> _Supplied material_
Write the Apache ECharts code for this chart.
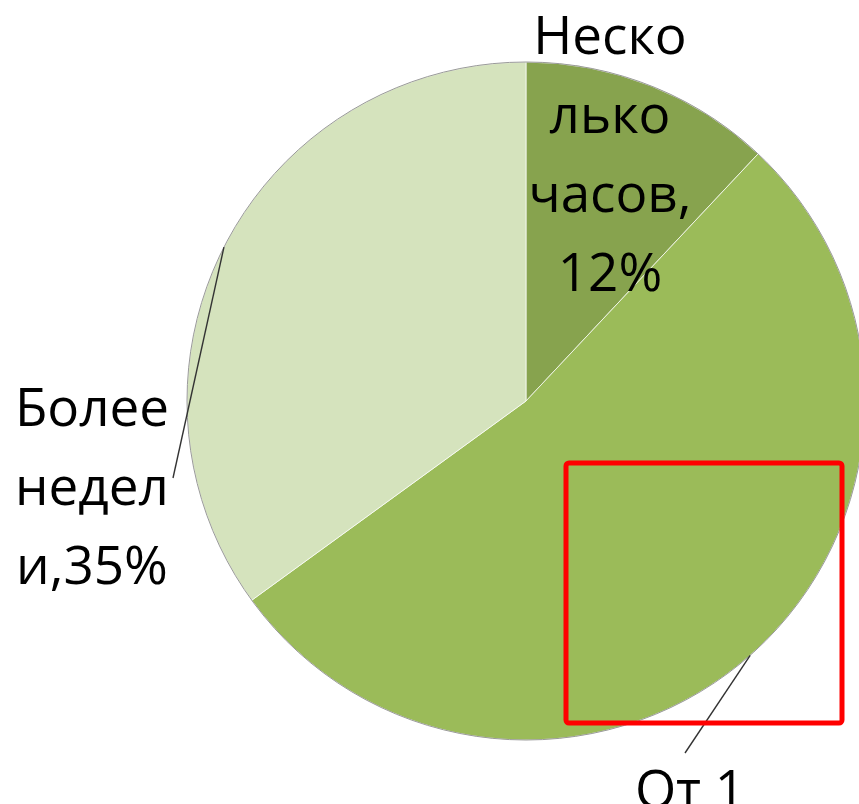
* * *
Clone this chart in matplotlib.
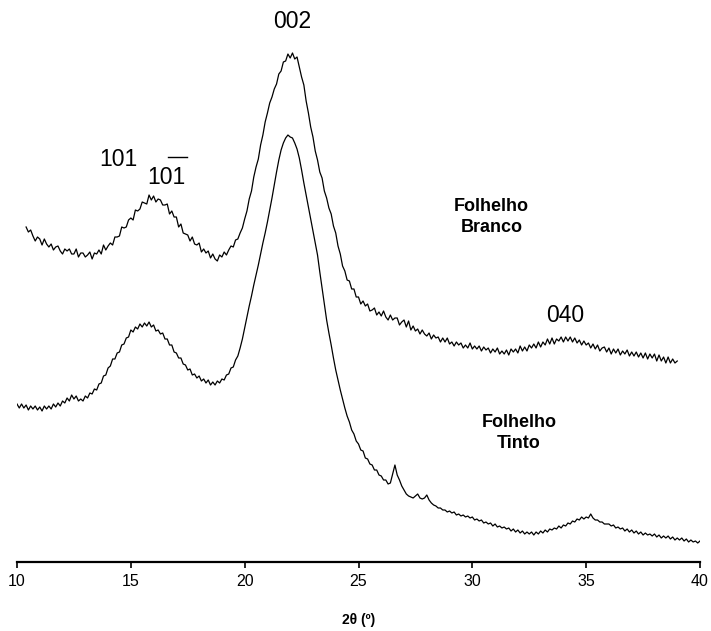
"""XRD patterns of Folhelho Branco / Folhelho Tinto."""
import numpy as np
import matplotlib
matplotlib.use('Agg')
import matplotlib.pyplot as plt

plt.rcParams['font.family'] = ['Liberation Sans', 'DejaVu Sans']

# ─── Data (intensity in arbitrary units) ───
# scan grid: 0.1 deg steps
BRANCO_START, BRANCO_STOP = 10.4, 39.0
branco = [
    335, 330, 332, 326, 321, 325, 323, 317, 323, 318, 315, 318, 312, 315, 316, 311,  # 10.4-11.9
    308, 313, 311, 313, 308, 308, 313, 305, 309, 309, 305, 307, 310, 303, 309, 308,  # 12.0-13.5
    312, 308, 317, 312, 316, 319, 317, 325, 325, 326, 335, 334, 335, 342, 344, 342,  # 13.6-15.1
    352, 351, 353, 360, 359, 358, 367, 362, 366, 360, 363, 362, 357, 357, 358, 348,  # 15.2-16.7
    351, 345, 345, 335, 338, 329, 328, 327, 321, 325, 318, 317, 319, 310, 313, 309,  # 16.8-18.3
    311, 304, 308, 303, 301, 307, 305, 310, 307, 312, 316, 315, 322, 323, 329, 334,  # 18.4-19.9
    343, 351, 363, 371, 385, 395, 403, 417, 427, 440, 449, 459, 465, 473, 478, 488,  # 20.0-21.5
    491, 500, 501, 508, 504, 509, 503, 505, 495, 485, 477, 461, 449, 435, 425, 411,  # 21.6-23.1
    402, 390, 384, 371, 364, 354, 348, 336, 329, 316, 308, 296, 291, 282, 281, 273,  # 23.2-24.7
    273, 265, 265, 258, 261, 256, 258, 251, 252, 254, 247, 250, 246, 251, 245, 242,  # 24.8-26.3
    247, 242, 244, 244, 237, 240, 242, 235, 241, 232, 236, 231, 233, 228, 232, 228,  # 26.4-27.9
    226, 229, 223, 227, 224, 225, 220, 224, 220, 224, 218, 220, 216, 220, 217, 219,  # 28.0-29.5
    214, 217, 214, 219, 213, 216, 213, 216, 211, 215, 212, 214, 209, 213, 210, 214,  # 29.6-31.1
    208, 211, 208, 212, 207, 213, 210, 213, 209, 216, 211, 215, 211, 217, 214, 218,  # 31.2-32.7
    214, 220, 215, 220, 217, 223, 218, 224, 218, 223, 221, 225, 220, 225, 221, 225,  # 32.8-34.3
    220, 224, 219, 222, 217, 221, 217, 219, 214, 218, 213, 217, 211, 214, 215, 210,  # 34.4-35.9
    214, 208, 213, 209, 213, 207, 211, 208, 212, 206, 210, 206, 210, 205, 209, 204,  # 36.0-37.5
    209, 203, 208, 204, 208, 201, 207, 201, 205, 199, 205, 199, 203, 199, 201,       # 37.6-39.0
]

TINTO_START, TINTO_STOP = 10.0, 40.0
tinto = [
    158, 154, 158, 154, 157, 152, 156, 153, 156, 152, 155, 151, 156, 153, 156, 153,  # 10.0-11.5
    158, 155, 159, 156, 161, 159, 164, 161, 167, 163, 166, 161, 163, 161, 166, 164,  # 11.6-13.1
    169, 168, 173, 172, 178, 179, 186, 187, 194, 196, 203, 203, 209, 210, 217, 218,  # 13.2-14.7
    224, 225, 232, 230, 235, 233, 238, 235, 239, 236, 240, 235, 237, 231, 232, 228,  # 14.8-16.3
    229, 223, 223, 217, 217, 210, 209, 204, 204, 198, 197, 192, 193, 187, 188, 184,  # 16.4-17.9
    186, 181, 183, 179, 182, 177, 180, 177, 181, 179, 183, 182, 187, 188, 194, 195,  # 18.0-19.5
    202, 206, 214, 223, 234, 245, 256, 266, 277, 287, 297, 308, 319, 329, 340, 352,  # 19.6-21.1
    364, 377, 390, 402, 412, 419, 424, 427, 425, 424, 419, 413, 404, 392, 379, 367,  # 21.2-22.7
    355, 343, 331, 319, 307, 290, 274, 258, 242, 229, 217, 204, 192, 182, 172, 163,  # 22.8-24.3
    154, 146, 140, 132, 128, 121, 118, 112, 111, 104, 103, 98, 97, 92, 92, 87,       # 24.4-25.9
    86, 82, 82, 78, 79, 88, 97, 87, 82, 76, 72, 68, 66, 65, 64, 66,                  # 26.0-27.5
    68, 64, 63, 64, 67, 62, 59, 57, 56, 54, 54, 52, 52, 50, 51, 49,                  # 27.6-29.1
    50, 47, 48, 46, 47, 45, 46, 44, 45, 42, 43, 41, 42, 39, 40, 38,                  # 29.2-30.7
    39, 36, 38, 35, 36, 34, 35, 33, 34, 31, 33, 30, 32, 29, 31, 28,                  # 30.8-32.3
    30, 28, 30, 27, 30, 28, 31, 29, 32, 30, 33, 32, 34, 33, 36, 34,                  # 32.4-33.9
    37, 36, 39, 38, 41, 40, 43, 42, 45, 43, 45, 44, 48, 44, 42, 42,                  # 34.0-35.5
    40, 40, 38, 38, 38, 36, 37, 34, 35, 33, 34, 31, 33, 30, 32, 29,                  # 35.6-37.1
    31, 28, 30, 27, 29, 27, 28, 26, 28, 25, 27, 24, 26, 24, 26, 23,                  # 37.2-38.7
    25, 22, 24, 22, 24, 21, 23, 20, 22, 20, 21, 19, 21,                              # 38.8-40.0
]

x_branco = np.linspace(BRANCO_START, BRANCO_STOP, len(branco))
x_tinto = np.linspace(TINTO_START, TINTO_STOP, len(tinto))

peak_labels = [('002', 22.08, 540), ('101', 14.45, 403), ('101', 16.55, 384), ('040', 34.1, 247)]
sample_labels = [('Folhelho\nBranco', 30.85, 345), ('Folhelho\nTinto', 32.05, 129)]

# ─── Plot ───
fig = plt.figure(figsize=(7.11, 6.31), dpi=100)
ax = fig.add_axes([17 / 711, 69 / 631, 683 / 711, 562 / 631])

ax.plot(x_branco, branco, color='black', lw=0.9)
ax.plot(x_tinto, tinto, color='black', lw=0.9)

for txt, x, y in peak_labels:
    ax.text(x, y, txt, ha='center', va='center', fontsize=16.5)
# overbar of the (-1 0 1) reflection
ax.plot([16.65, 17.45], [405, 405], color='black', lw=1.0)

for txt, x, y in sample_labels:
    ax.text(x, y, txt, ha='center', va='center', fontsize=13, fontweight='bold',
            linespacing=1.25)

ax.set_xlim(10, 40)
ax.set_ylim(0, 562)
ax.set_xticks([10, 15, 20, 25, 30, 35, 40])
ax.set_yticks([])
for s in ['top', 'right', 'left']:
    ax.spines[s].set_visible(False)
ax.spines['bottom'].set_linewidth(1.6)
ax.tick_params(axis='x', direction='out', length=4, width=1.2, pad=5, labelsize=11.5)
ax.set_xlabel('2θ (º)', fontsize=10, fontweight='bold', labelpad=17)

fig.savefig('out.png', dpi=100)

> _Requirement_
Without the pictures, give again only the lines beginning at the line that contains "Clone this chart in matplotlib." and stopping after the line that contains "plt.rcParams['font.family'] = ['Liberation", exactly as written.

> _Complete answer_
Clone this chart in matplotlib.
"""XRD patterns of Folhelho Branco / Folhelho Tinto."""
import numpy as np
import matplotlib
matplotlib.use('Agg')
import matplotlib.pyplot as plt

plt.rcParams['font.family'] = ['Liberation Sans', 'DejaVu Sans']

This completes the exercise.